◆ TASK TO COMPLETE: Each line containing the word "this" must be collected.

◆ MATERIAL FOR THE TASK:
※

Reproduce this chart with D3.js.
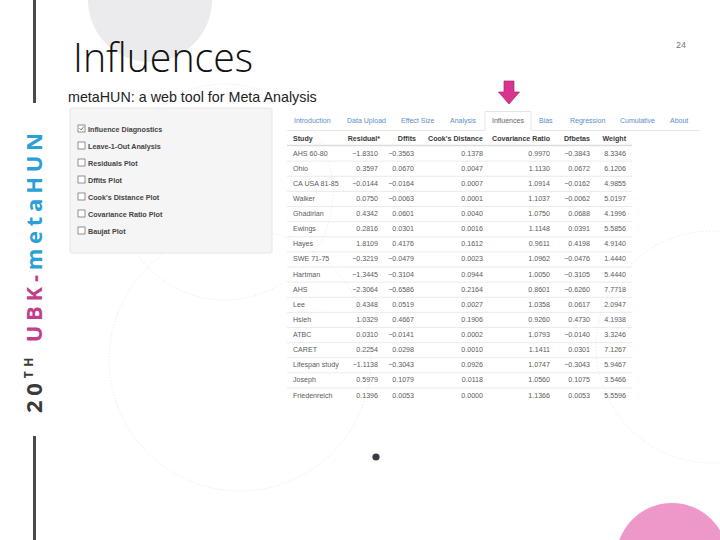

※

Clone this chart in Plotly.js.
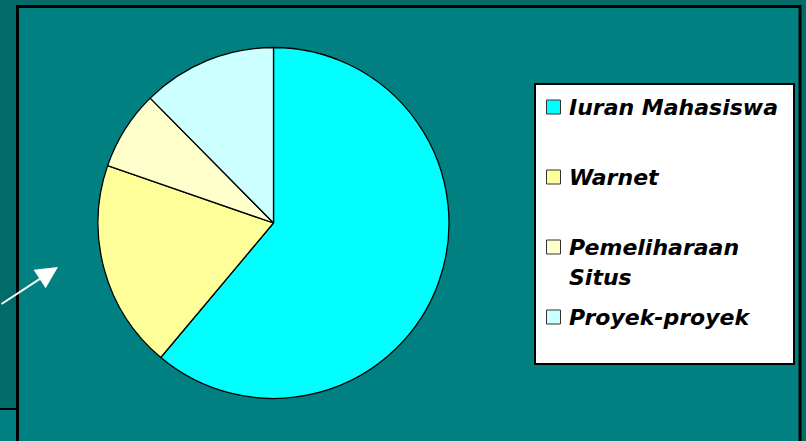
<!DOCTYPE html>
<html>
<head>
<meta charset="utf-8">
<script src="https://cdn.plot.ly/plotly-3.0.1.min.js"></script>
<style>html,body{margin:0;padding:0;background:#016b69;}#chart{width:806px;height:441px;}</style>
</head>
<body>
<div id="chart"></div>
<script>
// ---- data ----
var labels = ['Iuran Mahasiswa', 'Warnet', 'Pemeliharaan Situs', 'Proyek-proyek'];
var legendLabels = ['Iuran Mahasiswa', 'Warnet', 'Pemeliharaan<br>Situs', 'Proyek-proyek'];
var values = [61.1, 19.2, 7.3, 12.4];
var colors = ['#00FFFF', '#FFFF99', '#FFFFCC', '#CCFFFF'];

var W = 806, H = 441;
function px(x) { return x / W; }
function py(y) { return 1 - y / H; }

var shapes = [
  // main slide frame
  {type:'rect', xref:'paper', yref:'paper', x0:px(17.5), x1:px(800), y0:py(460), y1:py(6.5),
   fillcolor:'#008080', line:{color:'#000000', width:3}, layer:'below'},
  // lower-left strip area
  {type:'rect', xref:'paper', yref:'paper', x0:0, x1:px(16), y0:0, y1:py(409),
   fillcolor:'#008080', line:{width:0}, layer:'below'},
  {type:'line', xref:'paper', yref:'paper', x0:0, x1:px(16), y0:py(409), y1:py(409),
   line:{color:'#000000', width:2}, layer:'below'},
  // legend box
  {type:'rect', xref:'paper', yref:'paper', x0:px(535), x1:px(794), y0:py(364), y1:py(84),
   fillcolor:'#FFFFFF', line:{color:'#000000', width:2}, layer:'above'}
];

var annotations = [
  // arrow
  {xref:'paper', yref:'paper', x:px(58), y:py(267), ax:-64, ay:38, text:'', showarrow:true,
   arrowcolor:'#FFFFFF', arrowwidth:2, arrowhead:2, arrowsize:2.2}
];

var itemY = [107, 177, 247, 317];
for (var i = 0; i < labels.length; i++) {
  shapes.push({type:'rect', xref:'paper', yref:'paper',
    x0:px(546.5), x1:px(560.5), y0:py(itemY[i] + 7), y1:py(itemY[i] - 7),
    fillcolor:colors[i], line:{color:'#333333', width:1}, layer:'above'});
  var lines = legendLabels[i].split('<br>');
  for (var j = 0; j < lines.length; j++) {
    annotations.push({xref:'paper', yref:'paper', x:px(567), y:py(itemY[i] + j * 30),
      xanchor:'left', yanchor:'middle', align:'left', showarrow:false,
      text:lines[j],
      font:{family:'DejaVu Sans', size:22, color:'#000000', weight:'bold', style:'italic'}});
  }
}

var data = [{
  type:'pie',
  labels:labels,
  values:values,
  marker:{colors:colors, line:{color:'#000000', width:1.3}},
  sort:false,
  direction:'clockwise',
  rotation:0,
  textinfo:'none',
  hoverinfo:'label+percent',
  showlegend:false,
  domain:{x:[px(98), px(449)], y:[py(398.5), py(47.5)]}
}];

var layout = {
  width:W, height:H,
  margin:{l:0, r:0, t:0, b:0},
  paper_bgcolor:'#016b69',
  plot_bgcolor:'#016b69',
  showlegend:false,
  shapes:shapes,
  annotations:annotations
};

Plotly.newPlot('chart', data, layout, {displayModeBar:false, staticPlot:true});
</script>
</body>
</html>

※

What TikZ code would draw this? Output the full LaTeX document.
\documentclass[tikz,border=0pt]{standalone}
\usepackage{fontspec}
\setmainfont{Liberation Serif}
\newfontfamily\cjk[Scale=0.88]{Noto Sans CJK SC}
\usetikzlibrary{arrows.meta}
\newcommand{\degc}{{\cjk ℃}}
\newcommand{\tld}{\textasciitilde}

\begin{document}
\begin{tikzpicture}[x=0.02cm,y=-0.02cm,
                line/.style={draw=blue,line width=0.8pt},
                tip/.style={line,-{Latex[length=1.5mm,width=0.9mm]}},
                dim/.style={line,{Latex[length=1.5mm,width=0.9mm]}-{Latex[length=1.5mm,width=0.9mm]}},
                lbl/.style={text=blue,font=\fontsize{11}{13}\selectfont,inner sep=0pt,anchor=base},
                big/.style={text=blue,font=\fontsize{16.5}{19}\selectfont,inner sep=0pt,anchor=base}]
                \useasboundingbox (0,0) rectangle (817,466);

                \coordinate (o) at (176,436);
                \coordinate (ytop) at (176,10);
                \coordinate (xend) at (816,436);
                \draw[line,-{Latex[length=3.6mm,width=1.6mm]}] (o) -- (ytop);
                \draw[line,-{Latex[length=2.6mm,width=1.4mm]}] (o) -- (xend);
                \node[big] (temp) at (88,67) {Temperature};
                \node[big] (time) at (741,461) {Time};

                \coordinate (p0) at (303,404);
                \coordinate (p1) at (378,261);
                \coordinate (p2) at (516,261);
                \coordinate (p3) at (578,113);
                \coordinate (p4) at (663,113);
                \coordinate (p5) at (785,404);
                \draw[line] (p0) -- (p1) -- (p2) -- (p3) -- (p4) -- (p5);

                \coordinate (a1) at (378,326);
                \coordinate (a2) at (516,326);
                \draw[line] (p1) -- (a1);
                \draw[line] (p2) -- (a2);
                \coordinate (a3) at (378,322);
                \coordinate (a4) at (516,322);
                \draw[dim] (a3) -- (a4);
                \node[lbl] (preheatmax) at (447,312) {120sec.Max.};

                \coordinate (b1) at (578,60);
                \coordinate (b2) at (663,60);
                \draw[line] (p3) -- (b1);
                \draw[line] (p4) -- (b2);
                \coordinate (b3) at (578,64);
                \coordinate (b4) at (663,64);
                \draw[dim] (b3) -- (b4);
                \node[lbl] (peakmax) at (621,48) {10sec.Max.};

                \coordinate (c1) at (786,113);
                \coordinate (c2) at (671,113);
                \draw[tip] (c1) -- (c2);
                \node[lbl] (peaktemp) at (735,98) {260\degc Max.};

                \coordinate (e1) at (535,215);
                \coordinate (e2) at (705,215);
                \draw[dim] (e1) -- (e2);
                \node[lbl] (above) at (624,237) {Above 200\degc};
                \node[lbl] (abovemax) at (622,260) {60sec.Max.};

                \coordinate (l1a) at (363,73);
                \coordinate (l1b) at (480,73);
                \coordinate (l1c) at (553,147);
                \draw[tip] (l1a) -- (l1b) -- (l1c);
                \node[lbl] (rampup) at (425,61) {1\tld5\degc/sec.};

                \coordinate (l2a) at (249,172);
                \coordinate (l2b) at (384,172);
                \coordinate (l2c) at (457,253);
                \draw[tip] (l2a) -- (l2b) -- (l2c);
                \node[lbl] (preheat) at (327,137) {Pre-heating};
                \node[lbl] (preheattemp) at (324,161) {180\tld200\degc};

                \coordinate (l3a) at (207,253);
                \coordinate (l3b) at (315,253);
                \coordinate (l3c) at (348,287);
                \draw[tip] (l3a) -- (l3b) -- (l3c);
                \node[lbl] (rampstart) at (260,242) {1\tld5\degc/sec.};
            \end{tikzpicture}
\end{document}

※

◆ SOLUTION BELOW:
Reproduce this chart with D3.js.
Clone this chart in Plotly.js.
What TikZ code would draw this? Output the full LaTeX document.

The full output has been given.